| Records shown |
==============================

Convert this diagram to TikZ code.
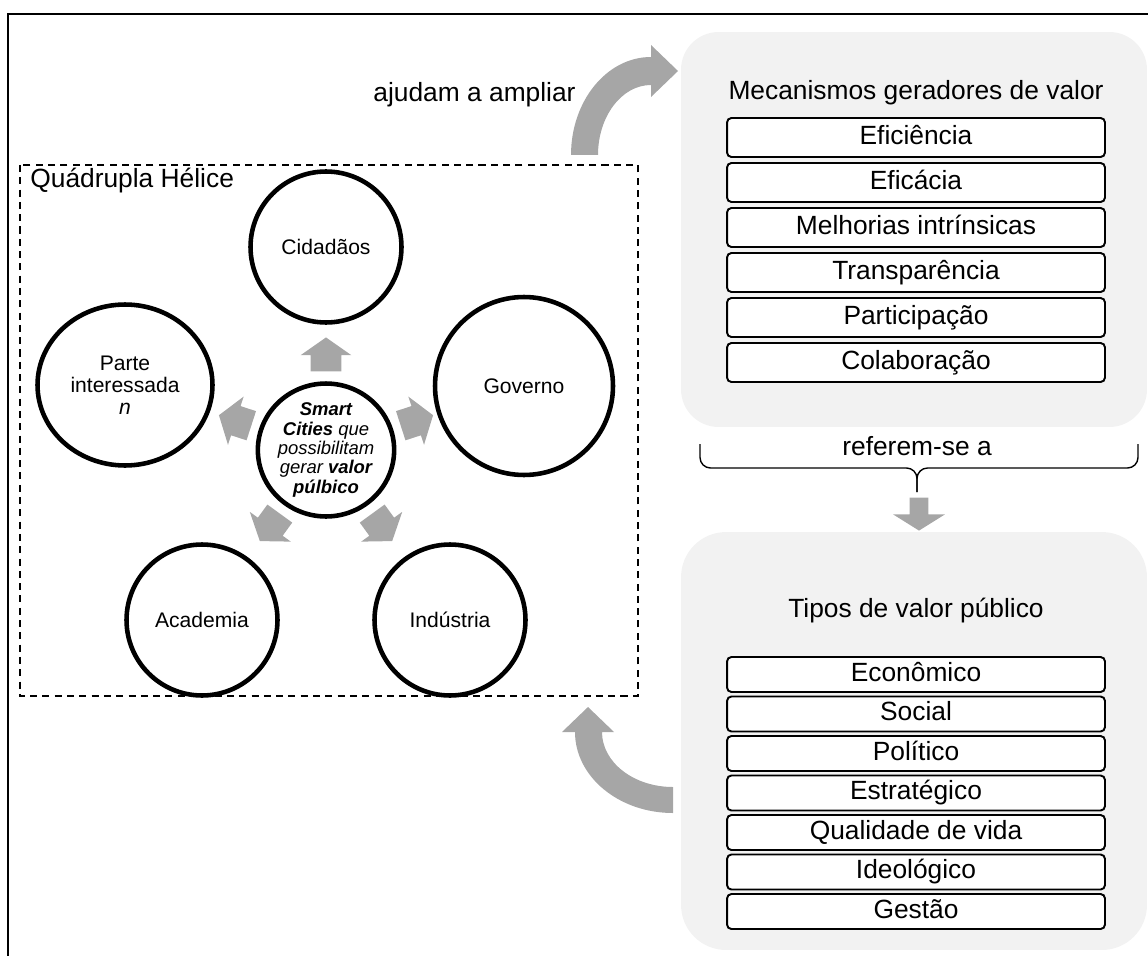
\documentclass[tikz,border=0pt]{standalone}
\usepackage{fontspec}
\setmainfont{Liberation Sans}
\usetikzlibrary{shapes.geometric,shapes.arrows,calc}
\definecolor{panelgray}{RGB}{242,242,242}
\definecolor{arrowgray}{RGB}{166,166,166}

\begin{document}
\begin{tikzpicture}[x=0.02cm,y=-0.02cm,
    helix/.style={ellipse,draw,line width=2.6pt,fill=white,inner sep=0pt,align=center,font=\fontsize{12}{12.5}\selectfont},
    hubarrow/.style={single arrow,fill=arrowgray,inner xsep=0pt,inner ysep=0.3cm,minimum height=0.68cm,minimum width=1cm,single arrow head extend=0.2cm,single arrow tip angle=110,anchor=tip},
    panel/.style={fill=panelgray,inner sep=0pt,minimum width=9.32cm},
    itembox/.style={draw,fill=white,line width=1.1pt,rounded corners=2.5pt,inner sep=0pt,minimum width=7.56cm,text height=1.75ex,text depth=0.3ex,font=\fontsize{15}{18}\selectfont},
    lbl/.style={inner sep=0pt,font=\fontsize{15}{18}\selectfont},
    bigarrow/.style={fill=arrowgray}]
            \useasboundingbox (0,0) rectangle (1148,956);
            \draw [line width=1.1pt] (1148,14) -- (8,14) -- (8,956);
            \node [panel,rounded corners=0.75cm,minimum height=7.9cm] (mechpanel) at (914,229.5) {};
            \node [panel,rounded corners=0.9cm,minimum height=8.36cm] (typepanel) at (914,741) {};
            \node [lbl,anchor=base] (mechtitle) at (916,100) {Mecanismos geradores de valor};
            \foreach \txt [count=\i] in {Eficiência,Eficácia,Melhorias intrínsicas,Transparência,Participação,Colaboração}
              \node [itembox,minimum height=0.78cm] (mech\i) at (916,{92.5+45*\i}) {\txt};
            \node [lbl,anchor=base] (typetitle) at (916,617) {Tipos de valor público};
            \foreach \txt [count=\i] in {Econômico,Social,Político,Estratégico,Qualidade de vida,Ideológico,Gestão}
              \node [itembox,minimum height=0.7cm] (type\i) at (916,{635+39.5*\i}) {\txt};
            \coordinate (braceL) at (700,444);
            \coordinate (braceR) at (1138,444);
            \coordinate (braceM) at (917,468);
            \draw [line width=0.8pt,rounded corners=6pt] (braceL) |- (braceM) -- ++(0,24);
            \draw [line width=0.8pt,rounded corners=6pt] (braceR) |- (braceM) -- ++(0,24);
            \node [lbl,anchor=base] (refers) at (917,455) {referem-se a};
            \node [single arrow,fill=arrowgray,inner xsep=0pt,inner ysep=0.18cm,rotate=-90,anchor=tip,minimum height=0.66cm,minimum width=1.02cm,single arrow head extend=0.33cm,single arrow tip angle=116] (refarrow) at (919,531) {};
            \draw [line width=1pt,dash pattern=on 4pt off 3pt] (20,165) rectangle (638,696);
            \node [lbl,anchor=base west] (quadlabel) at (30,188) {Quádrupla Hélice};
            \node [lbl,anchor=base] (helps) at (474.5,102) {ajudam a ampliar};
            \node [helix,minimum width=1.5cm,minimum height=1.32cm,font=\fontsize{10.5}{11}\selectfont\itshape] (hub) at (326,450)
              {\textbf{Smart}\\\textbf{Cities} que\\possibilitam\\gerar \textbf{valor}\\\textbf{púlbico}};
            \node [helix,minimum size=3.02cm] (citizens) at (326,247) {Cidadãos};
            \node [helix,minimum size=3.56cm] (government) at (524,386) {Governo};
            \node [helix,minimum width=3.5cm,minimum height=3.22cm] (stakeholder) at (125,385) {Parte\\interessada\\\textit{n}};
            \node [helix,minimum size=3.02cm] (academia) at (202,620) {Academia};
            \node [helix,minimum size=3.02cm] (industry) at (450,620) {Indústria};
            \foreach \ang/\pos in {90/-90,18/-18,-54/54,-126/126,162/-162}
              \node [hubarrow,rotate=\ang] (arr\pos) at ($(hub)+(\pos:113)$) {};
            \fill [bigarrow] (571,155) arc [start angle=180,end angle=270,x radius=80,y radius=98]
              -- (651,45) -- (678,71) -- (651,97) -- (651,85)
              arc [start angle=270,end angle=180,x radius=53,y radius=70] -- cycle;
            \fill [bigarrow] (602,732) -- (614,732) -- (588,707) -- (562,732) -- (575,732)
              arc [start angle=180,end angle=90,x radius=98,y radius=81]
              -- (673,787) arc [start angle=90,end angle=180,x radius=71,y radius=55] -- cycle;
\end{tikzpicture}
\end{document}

==============================

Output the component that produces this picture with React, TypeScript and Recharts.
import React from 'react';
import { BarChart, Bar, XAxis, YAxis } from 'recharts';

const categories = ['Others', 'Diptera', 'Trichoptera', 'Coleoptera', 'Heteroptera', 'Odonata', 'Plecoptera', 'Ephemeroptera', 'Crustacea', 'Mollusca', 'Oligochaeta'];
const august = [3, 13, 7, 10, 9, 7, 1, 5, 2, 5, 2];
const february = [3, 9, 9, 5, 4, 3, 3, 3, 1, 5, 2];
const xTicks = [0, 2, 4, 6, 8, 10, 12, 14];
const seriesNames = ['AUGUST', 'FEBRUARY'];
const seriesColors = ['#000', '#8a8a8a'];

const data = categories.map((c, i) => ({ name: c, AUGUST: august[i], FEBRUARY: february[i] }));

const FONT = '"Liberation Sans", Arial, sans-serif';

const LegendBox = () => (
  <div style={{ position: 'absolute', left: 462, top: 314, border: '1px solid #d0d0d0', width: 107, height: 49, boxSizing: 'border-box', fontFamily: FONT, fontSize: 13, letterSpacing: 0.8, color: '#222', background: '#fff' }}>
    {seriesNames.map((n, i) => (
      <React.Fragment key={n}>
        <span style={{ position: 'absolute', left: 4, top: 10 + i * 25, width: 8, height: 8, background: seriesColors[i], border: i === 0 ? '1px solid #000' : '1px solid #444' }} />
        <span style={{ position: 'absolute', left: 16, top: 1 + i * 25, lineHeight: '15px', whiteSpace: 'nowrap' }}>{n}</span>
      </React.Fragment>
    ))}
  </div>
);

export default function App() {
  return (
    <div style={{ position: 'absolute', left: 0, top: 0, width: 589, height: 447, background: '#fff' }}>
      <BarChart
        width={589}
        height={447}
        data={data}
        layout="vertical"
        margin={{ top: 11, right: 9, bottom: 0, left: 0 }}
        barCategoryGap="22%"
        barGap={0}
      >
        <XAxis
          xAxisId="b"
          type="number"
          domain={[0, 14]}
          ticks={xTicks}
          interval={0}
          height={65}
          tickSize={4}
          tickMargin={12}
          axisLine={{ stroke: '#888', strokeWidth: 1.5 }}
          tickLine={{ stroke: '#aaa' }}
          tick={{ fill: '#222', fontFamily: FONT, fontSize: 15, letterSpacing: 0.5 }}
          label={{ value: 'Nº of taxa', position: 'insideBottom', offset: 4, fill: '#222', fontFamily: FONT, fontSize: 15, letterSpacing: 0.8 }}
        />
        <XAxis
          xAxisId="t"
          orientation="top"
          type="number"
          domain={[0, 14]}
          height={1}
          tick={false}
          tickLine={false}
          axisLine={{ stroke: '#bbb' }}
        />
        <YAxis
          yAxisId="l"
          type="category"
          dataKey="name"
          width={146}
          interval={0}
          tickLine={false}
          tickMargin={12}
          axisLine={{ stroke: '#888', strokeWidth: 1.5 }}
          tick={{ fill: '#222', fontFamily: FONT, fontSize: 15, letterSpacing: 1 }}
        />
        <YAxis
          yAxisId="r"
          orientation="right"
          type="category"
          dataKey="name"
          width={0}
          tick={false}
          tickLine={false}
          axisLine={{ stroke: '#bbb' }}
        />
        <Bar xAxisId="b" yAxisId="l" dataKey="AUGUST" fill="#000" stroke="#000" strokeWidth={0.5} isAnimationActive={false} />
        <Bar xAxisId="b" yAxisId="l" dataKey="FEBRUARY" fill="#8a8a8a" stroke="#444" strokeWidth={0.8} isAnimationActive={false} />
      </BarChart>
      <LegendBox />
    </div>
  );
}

==============================

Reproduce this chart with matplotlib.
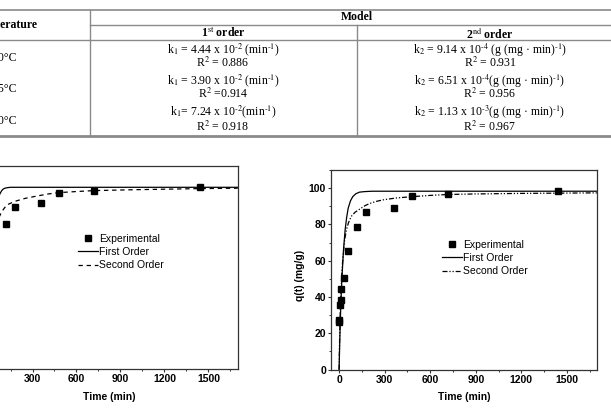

==============================

In the listing above, find the line containing "Output the component" and the line containing "Bar, XAxis, YAxis", then repeat those two lines and everything between them exactly.

Output the component that produces this picture with React, TypeScript and Recharts.
import React from 'react';
import { BarChart, Bar, XAxis, YAxis } from 'recharts';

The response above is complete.